Another source of normally obscured C++ performance issues is the heap. We know malloc is very slow because people so frequently roll their own allocators that the STL supports this behaviour out of the box. But malloc/new is also completely endemic all over C++ codebases. Custom allocators are rare and restricted to very hot paths in very well optimised programs. On the JVM allocation is always so fast it's nearly free, and if you're not actually saturating every core on the machine 100% of the time, allocation effectively is free because all the work is pushed to the spare cores doing GC.

Yet another source of problems is cases where the C++ programmer doesn't or can't actually ensure all data is laid out in memory together because the needed layouts are dynamically changing. In this case a moving GC like in the JVM can yield big cache hit rate wins because the GC will move objects that refer to each other together, even if they were allocated far apart in time. This effect is measurable in modern JVMs where the GC can be disabled:

https://shipilev.net/jvm/anatomy-quarks/11-moving-gc-localit...

And finally some styles of C++ program involve a lot of virtual methods that aren't always used, because e.g. there is a base class that has multiple implementations but in any given run of the program only one base class is used (unit tests vs prod, selected by command line flag etc). JVM can devirtualise these calls and make them free, but C++ compilers usually don't.
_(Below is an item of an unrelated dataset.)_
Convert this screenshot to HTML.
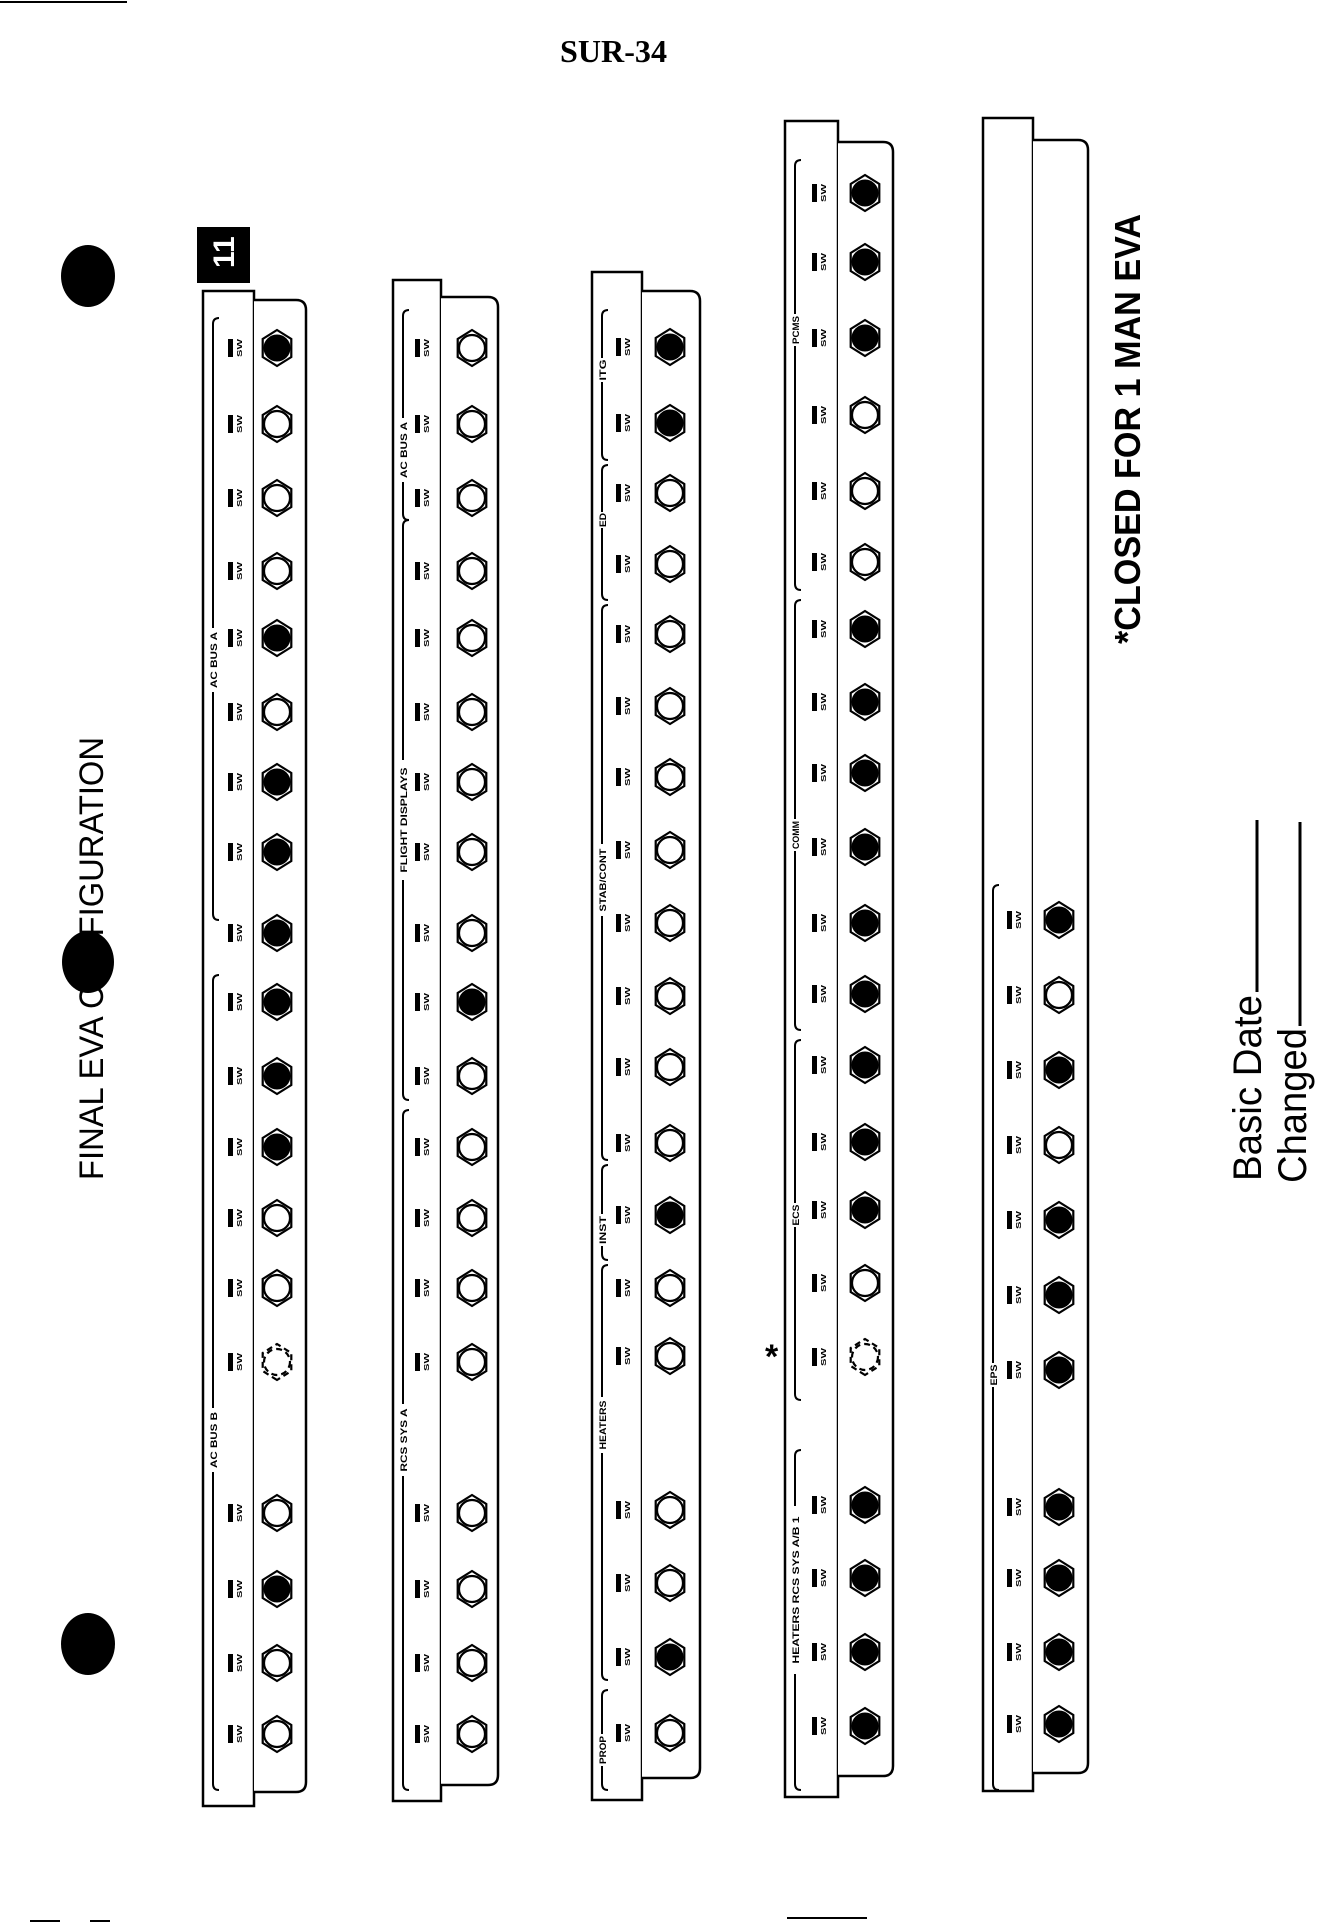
<!DOCTYPE html>
<html><head><meta charset="utf-8"><style>
html,body{margin:0;padding:0;background:#fff;width:1320px;height:1924px;overflow:hidden}
svg{display:block}
</style></head><body>
<svg id="s" width="1320" height="1924" xmlns="http://www.w3.org/2000/svg" font-family="Liberation Sans, sans-serif">
<rect width="1320" height="1924" fill="#fff"/>
<line x1="0" y1="2" x2="127" y2="2" stroke="#000" stroke-width="2"/>
<line x1="787" y1="1918" x2="867" y2="1918" stroke="#000" stroke-width="2"/>
<line x1="30" y1="1921" x2="60" y2="1921" stroke="#000" stroke-width="2"/>
<line x1="90" y1="1921" x2="110" y2="1921" stroke="#000" stroke-width="2"/>
<text x="560" y="62" font-family="Liberation Serif, serif" font-weight="bold" font-size="32" textLength="107" lengthAdjust="spacingAndGlyphs">SUR-34</text>
<text transform="translate(103,1180) rotate(-90)" font-size="34" textLength="443" lengthAdjust="spacingAndGlyphs">FINAL EVA CONFIGURATION</text>
<ellipse cx="88" cy="276" rx="27" ry="31" fill="#000"/>
<ellipse cx="88" cy="962" rx="26" ry="31" fill="#000"/>
<ellipse cx="88" cy="1644" rx="27" ry="31" fill="#000"/>
<text transform="translate(1140,644) rotate(-90)" font-size="36" font-weight="bold" textLength="430" lengthAdjust="spacingAndGlyphs">*CLOSED FOR 1 MAN EVA</text>
<text transform="translate(1261,1181) rotate(-90)" font-size="40" textLength="186" lengthAdjust="spacingAndGlyphs">Basic Date</text>
<line x1="1257" y1="820" x2="1257" y2="992" stroke="#000" stroke-width="3"/>
<text transform="translate(1306,1183) rotate(-90)" font-size="40" textLength="155" lengthAdjust="spacingAndGlyphs">Changed</text>
<line x1="1300" y1="822" x2="1300" y2="1026" stroke="#000" stroke-width="3"/>
<text x="765" y="1368" font-size="34" font-weight="bold">*</text>
<g id="g"></g>
</svg>
<script>
var g=document.getElementById('g'),h='';
function hex(cx,cy,f,dash){
 var r=18,p=[];
 for(var i=0;i<6;i++){var a=Math.PI/2+i*Math.PI/3;p.push((cx+r*Math.cos(a)*0.92).toFixed(1)+','+(cy+r*Math.sin(a)).toFixed(1));}
 var d=dash?' stroke-dasharray="6,4"':'';
 h+='<polygon points="'+p.join(' ')+'" fill="#fff" stroke="#000" stroke-width="2.2"'+d+'/>';
 if(f) h+='<circle cx="'+cx+'" cy="'+cy+'" r="13" fill="#000" stroke="#000" stroke-width="1"/>';
 else h+='<circle cx="'+cx+'" cy="'+cy+'" r="13" fill="#fff" stroke="#000" stroke-width="2.2"'+d+'/>';
}
function panel(o){
 h+='<rect x="'+o.ox+'" y="'+o.ot+'" width="'+(o.ix-o.ox)+'" height="'+(o.ob-o.ot)+'" fill="#fff" stroke="#000" stroke-width="2.5"/>';
 var x=o.ix,y=o.it,w=o.ir-o.ix,b=o.ib,r=10;
 h+='<path d="M'+x+','+y+' L'+(x+w-r)+','+y+' Q'+(x+w)+','+y+' '+(x+w)+','+(y+r)+' L'+(x+w)+','+(b-r)+' Q'+(x+w)+','+b+' '+(x+w-r)+','+b+' L'+x+','+b+'" fill="#fff" stroke="#000" stroke-width="2.5"/>';
 (o.br||[]).forEach(function(q){
  var bx=o.ox+10;
  h+='<path d="M'+(bx+6)+','+q[0]+' Q'+bx+','+q[0]+' '+bx+','+(q[0]+6)+' L'+bx+','+(q[1]-6)+' Q'+bx+','+q[1]+' '+(bx+6)+','+q[1]+'" fill="none" stroke="#000" stroke-width="2"/>';
  if(q[2]){h+='<rect x="'+(bx-5)+'" y="'+(q[3]-q[2].length*4)+'" width="10" height="'+(q[2].length*8)+'" fill="#fff"/>';
   h+='<text transform="translate('+(bx+4)+','+(q[3]+q[2].length*3.5)+') rotate(-90)" font-size="9" font-weight="bold" textLength="'+(q[2].length*7)+'" lengthAdjust="spacingAndGlyphs">'+q[2]+'</text>';}
 });
 var lx=o.ix-14;
 o.c.forEach(function(c,i){
  hex(o.cx,c[0],c[1],c[2]);
  var t=(o.lab&&o.lab[i])||'SW';
  h+='<rect x="'+(lx-12)+'" y="'+(c[0]-9)+'" width="5" height="18" fill="#000"/>';
  h+='<text transform="translate('+(lx+2)+','+(c[0]+9)+') rotate(-90)" font-size="7" font-weight="bold" textLength="18" lengthAdjust="spacingAndGlyphs">'+t+'</text>';
 });
}
function mk(ys,fs){return ys.map(function(y,i){var f=fs[i];return [y,f==='F',f==='D'];});}
var Y1=[348,424,498,571,638,712,782,852,933,1002,1076,1147,1218,1288,1362,1513,1589,1663,1734];
var Y3=[347,423,493,564,634,706,777,850,923,996,1067,1143,1215,1288,1356,1510,1583,1657,1733];
panel({ox:203,ix:254,ir:306,ot:291,ob:1806,it:300,ib:1792,cx:277,
 c:mk(Y1,'FOOOFOFFFFFFOODOFOO'.split('')),
 br:[[318,920,'AC BUS A',660],[975,1790,'AC BUS B',1440]]});
h+='<rect x="197" y="227" width="53" height="56" fill="#000"/><text transform="translate(234,268) rotate(-90)" font-size="30" font-weight="bold" fill="#fff">11</text>';
panel({ox:393,ix:441,ir:498,ot:280,ob:1801,it:297,ib:1785,cx:472,
 c:mk(Y1,'OOOOOOOOOFOOOOOOOOO'.split('')),
 br:[[310,520,'AC BUS A',450],[520,1100,'FLIGHT DISPLAYS',820],[1110,1790,'RCS SYS A',1440]]});
panel({ox:592,ix:642,ir:700,ot:272,ob:1800,it:291,ib:1778,cx:670,
 c:mk(Y3,'FFOOOOOOOOOOFOOOOFO'.split('')),
 br:[[310,460,'ITG',370],[465,600,'ED',520],[605,1160,'STAB/CONT',880],[1165,1260,'INST',1230],[1265,1680,'HEATERS',1425],[1690,1790,'PROP',1750]]});
var Y4=[193,262,338,415,491,562,629,702,773,847,923,994,1065,1142,1210,1283,1357,1505,1578,1652,1726];
panel({ox:785,ix:838,ir:893,ot:121,ob:1797,it:142,ib:1776,cx:865,
 c:mk(Y4,'FFFOOOFFFFFFFFFODFFFF'.split('')),
 br:[[160,590,'PCMS',330],[600,1030,'COMM',835],[1040,1400,'ECS',1215],[1450,1790,'HEATERS RCS SYS A/B 1',1590]]});
var Y5=[920,995,1070,1145,1220,1295,1370,1507,1578,1652,1724];
panel({ox:983,ix:1033,ir:1088,ot:118,ob:1791,it:140,ib:1773,cx:1059,
 c:mk(Y5,'FOFOFFFFFFF'.split('')),
 br:[[885,1790,'EPS',1375]]});
g.innerHTML=h;
</script>
</body></html>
On the other hand all these things can be obscured by the fact that C++ these days tends only to be used in codebases where performance is considered important, so C++ devs write performance tuned code by default (or what they think is tuned at least). Whereas higher level languages get used for every kind of program, including the common kind where performance isn't that big of a deal.

barrkel · on Feb 5, 2020

The costs of languages like C++ also get worse the older a program is.

Without global knowledge of memory lifetimes, maintainers make local decisions to copy rather than share.

scott_s · on Feb 5, 2020

> We know malloc is very slow because people so frequently roll their own allocators that the STL supports this behaviour out of the box. But malloc/new is also completely endemic all over C++ codebases. Custom allocators are rare and restricted to very hot paths in very well optimised programs. On the JVM allocation is always so fast it's nearly free, and if you're not actually saturating every core on the machine 100% of the time, allocation effectively is free because all the work is pushed to the spare cores doing GC.

Allocation in a C++ program is going to be about the same speed as in a Java program. Modern mallocs are doing basically the same thing on the hot-path: bumping the index on a local slab allocator.